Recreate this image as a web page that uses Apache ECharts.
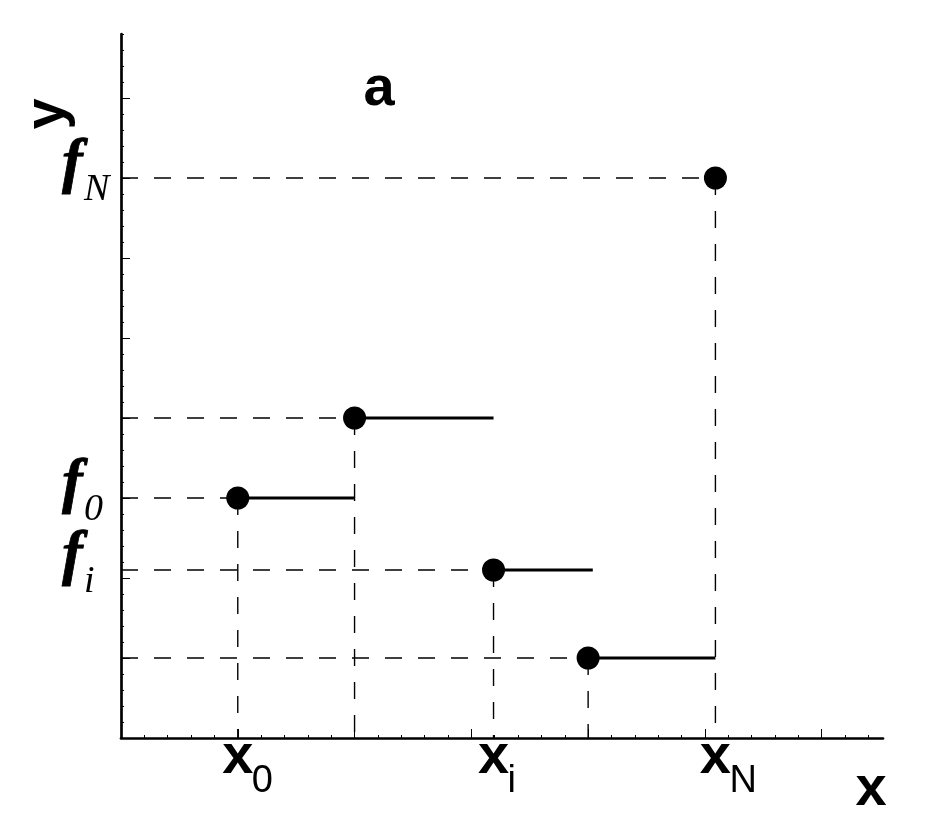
<!DOCTYPE html>
<html><head><meta charset="utf-8">
<script src="https://cdn.jsdelivr.net/npm/echarts@6/dist/echarts.min.js"></script>
<style>html,body{margin:0;padding:0;background:#fff}#c{width:934px;height:830px}</style>
</head><body><div id="c"></div>
<script>
// ---- data ----
const pointX   = [1.0, 2.0, 3.19, 4.0, 5.09];
const pointY   = [3.0, 4.0, 2.1, 1.0, 7.0];
const stepEndX = [2.0, 3.19, 4.04, 5.09];        // horizontal solid segments from points 0..3
const xLabelValues = [1.0, 3.19, 5.09];
const xLabelSubs   = ['0', 'i', 'N'];
const yLabelValues = [7.0, 3.0, 2.1];
const yLabelSubs   = ['N', '0', 'i'];
const XMAX = 6.525, YMAX = 8.8;
const xMajor = [1, 2, 3, 4, 5, 6];
const yMajor = [1, 2, 3, 4, 5, 6, 7, 8];

function minorTicks(max, majors) {
  const out = [];
  for (let k = 1; k * 0.2 <= max + 1e-9; k++) {
    const v = Math.round(k * 0.2 * 100) / 100;
    if (!majors.includes(v) && Math.abs(v - Math.round(v)) > 1e-6) out.push(v);
  }
  return out;
}
const xMinor = minorTicks(XMAX, xMajor);
const yMinor = minorTicks(YMAX, yMajor);

const chart = echarts.init(document.getElementById('c'), null, {renderer: 'canvas'});
const black = '#000';
const dash = {color: black, width: 1.4, type: [17, 16], opacity: 1};

const series = [];
// dashed guide lines
pointX.forEach((x, i) => {
  series.push({type: 'line', data: [[0, pointY[i]], [x, pointY[i]]], symbol: 'none', lineStyle: dash, z: 1, silent: true});
  series.push({type: 'line', data: [[x, pointY[i]], [x, 0]], symbol: 'none', lineStyle: dash, z: 1, silent: true});
});
// solid step segments
stepEndX.forEach((xe, i) => {
  series.push({type: 'line', data: [[pointX[i], pointY[i]], [xe, pointY[i]]], symbol: 'none',
    lineStyle: {color: black, width: 3, opacity: 1}, z: 2, silent: true});
});
// points
series.push({type: 'scatter', data: pointX.map((x, i) => [x, pointY[i]]), symbol: 'circle', symbolSize: 23,
  itemStyle: {color: black, opacity: 1}, z: 5, silent: true});

function axisPair(max, majors, minors, isX) {
  const base = {type: 'value', min: 0, max: max, splitLine: {show: false}, axisLabel: {show: false}};
  return [
    Object.assign({}, base, {
      interval: 1,
      position: isX ? 'bottom' : 'left',
      axisLine: {show: true, onZero: false, lineStyle: {color: black, width: 2.7}},
      axisTick: {show: true, inside: true, length: 9, customValues: majors, lineStyle: {color: black, width: 1}}
    }),
    Object.assign({}, base, {
      interval: 0.2,
      position: isX ? 'bottom' : 'left',
      axisLine: {show: false, onZero: false},
      axisTick: {show: true, inside: true, length: 3, customValues: minors, lineStyle: {color: black, width: 1}}
    })
  ];
}

chart.setOption({
  animation: false,
  backgroundColor: '#fff',
  grid: {left: 121, right: 51, top: 34, bottom: 92, containLabel: false},
  xAxis: axisPair(XMAX, xMajor, xMinor, true),
  yAxis: axisPair(YMAX, yMajor, yMinor, false),
  series: series
});

// ---- text labels placed through the axis scales ----
const sansBold = 'bold 56px "Liberation Sans", Arial, sans-serif';
const sansSub  = '38px "Liberation Sans", Arial, sans-serif';
const serifF   = 'italic bold 62px "Liberation Serif", "Times New Roman", serif';
const serifSub = 'italic 38px "Liberation Serif", "Times New Roman", serif';
const gfx = [];
xLabelValues.forEach((v, i) => {
  const px = chart.convertToPixel({xAxisIndex: 0}, v);
  gfx.push({type: 'text', x: px, y: 757.6, style: {text: 'x', font: sansBold, fill: black, align: 'center', verticalAlign: 'middle'}});
  gfx.push({type: 'text', x: px + 14, y: 782, style: {text: xLabelSubs[i], font: sansSub, fill: black, align: 'left', verticalAlign: 'middle'}});
});
yLabelValues.forEach((v, i) => {
  const py = chart.convertToPixel({yAxisIndex: 0}, v);
  gfx.push({type: 'text', x: 62, y: py - 13, style: {text: 'f', font: serifF, fill: black, stroke: black, lineWidth: 0.8, align: 'left', verticalAlign: 'middle'}});
  gfx.push({type: 'text', x: 84, y: py + 12, style: {text: yLabelSubs[i], font: serifSub, fill: black, align: 'left', verticalAlign: 'middle'}});
});
gfx.push({type: 'text', x: 871, y: 790, style: {text: 'x', font: sansBold, fill: black, align: 'center', verticalAlign: 'middle'}});
gfx.push({type: 'text', x: 48, y: 114, rotation: Math.PI / 2, style: {text: 'y', font: sansBold, fill: black, align: 'center', verticalAlign: 'middle'}});
gfx.push({type: 'text', x: 379, y: 90, style: {text: 'a', font: sansBold, fill: black, align: 'center', verticalAlign: 'middle'}});
chart.setOption({graphic: gfx});
</script>
</body></html>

════

Task description:
Copy out all of the material exactly as written, without its pictures.

Solved exercise:
Recreate this image as a web page that uses Apache ECharts.
<!DOCTYPE html>
<html><head><meta charset="utf-8">
<script src="https://cdn.jsdelivr.net/npm/echarts@6/dist/echarts.min.js"></script>
<style>html,body{margin:0;padding:0;background:#fff}#c{width:934px;height:830px}</style>
</head><body><div id="c"></div>
<script>
// ---- data ----
const pointX   = [1.0, 2.0, 3.19, 4.0, 5.09];
const pointY   = [3.0, 4.0, 2.1, 1.0, 7.0];
const stepEndX = [2.0, 3.19, 4.04, 5.09];        // horizontal solid segments from points 0..3
const xLabelValues = [1.0, 3.19, 5.09];
const xLabelSubs   = ['0', 'i', 'N'];
const yLabelValues = [7.0, 3.0, 2.1];
const yLabelSubs   = ['N', '0', 'i'];
const XMAX = 6.525, YMAX = 8.8;
const xMajor = [1, 2, 3, 4, 5, 6];
const yMajor = [1, 2, 3, 4, 5, 6, 7, 8];

function minorTicks(max, majors) {
  const out = [];
  for (let k = 1; k * 0.2 <= max + 1e-9; k++) {
    const v = Math.round(k * 0.2 * 100) / 100;
    if (!majors.includes(v) && Math.abs(v - Math.round(v)) > 1e-6) out.push(v);
  }
  return out;
}
const xMinor = minorTicks(XMAX, xMajor);
const yMinor = minorTicks(YMAX, yMajor);

const chart = echarts.init(document.getElementById('c'), null, {renderer: 'canvas'});
const black = '#000';
const dash = {color: black, width: 1.4, type: [17, 16], opacity: 1};

const series = [];
// dashed guide lines
pointX.forEach((x, i) => {
  series.push({type: 'line', data: [[0, pointY[i]], [x, pointY[i]]], symbol: 'none', lineStyle: dash, z: 1, silent: true});
  series.push({type: 'line', data: [[x, pointY[i]], [x, 0]], symbol: 'none', lineStyle: dash, z: 1, silent: true});
});
// solid step segments
stepEndX.forEach((xe, i) => {
  series.push({type: 'line', data: [[pointX[i], pointY[i]], [xe, pointY[i]]], symbol: 'none',
    lineStyle: {color: black, width: 3, opacity: 1}, z: 2, silent: true});
});
// points
series.push({type: 'scatter', data: pointX.map((x, i) => [x, pointY[i]]), symbol: 'circle', symbolSize: 23,
  itemStyle: {color: black, opacity: 1}, z: 5, silent: true});

function axisPair(max, majors, minors, isX) {
  const base = {type: 'value', min: 0, max: max, splitLine: {show: false}, axisLabel: {show: false}};
  return [
    Object.assign({}, base, {
      interval: 1,
      position: isX ? 'bottom' : 'left',
      axisLine: {show: true, onZero: false, lineStyle: {color: black, width: 2.7}},
      axisTick: {show: true, inside: true, length: 9, customValues: majors, lineStyle: {color: black, width: 1}}
    }),
    Object.assign({}, base, {
      interval: 0.2,
      position: isX ? 'bottom' : 'left',
      axisLine: {show: false, onZero: false},
      axisTick: {show: true, inside: true, length: 3, customValues: minors, lineStyle: {color: black, width: 1}}
    })
  ];
}

chart.setOption({
  animation: false,
  backgroundColor: '#fff',
  grid: {left: 121, right: 51, top: 34, bottom: 92, containLabel: false},
  xAxis: axisPair(XMAX, xMajor, xMinor, true),
  yAxis: axisPair(YMAX, yMajor, yMinor, false),
  series: series
});

// ---- text labels placed through the axis scales ----
const sansBold = 'bold 56px "Liberation Sans", Arial, sans-serif';
const sansSub  = '38px "Liberation Sans", Arial, sans-serif';
const serifF   = 'italic bold 62px "Liberation Serif", "Times New Roman", serif';
const serifSub = 'italic 38px "Liberation Serif", "Times New Roman", serif';
const gfx = [];
xLabelValues.forEach((v, i) => {
  const px = chart.convertToPixel({xAxisIndex: 0}, v);
  gfx.push({type: 'text', x: px, y: 757.6, style: {text: 'x', font: sansBold, fill: black, align: 'center', verticalAlign: 'middle'}});
  gfx.push({type: 'text', x: px + 14, y: 782, style: {text: xLabelSubs[i], font: sansSub, fill: black, align: 'left', verticalAlign: 'middle'}});
});
yLabelValues.forEach((v, i) => {
  const py = chart.convertToPixel({yAxisIndex: 0}, v);
  gfx.push({type: 'text', x: 62, y: py - 13, style: {text: 'f', font: serifF, fill: black, stroke: black, lineWidth: 0.8, align: 'left', verticalAlign: 'middle'}});
  gfx.push({type: 'text', x: 84, y: py + 12, style: {text: yLabelSubs[i], font: serifSub, fill: black, align: 'left', verticalAlign: 'middle'}});
});
gfx.push({type: 'text', x: 871, y: 790, style: {text: 'x', font: sansBold, fill: black, align: 'center', verticalAlign: 'middle'}});
gfx.push({type: 'text', x: 48, y: 114, rotation: Math.PI / 2, style: {text: 'y', font: sansBold, fill: black, align: 'center', verticalAlign: 'middle'}});
gfx.push({type: 'text', x: 379, y: 90, style: {text: 'a', font: sansBold, fill: black, align: 'center', verticalAlign: 'middle'}});
chart.setOption({graphic: gfx});
</script>
</body></html>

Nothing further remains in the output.